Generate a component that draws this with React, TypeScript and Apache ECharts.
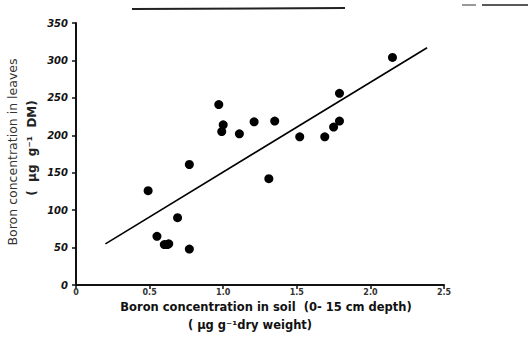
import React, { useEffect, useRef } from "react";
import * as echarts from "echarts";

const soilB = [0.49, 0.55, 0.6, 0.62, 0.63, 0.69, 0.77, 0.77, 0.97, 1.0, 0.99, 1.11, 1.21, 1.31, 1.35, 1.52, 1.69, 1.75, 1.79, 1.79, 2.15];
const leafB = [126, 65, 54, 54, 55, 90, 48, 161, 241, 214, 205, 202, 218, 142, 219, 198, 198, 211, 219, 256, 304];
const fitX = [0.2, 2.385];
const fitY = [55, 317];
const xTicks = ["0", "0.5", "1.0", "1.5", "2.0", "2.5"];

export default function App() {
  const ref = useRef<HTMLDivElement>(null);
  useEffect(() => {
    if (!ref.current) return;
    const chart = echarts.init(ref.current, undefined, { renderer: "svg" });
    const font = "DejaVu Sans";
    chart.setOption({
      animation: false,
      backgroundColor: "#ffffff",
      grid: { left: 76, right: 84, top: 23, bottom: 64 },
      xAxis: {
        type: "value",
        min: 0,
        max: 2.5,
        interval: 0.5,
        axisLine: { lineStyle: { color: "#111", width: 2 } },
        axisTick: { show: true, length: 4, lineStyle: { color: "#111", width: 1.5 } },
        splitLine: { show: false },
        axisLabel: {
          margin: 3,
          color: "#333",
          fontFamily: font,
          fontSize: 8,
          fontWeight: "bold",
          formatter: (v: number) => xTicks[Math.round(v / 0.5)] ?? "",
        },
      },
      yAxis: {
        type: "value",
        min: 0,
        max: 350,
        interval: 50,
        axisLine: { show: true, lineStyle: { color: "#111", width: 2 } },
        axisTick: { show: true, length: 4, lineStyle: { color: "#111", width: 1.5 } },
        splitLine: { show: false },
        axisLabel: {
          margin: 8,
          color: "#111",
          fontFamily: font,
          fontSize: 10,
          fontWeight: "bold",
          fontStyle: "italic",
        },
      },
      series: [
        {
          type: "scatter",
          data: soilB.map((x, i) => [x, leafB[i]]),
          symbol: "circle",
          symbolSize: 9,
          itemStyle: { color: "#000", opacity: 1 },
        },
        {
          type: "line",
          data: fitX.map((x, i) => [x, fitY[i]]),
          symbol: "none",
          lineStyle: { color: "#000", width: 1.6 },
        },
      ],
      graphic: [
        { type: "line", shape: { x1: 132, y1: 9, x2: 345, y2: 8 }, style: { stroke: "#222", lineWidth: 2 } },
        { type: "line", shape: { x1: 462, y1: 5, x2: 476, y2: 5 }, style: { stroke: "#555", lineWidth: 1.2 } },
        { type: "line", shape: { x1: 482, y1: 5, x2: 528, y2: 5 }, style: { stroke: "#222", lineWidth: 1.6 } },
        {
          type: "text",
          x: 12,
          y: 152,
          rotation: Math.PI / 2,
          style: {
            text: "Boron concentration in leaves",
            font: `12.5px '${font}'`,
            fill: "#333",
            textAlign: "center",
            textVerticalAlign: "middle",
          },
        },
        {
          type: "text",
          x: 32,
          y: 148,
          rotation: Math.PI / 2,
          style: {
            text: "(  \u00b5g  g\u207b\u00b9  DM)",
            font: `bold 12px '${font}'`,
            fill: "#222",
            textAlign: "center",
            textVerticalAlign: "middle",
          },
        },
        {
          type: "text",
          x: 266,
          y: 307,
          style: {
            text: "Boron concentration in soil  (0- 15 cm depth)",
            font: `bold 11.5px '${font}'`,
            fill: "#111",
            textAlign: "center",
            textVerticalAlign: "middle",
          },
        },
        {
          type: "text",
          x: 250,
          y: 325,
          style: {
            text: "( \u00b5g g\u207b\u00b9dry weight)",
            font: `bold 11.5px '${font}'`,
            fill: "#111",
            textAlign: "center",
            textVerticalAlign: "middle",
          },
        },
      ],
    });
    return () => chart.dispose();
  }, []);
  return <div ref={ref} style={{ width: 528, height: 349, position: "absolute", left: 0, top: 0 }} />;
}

REQUIRED WORK: Look for the word "React" in every line of the listing and copy the lines that have it.

WRITTEN REPLY:
Generate a component that draws this with React, TypeScript and Apache ECharts.
import React, { useEffect, useRef } from "react";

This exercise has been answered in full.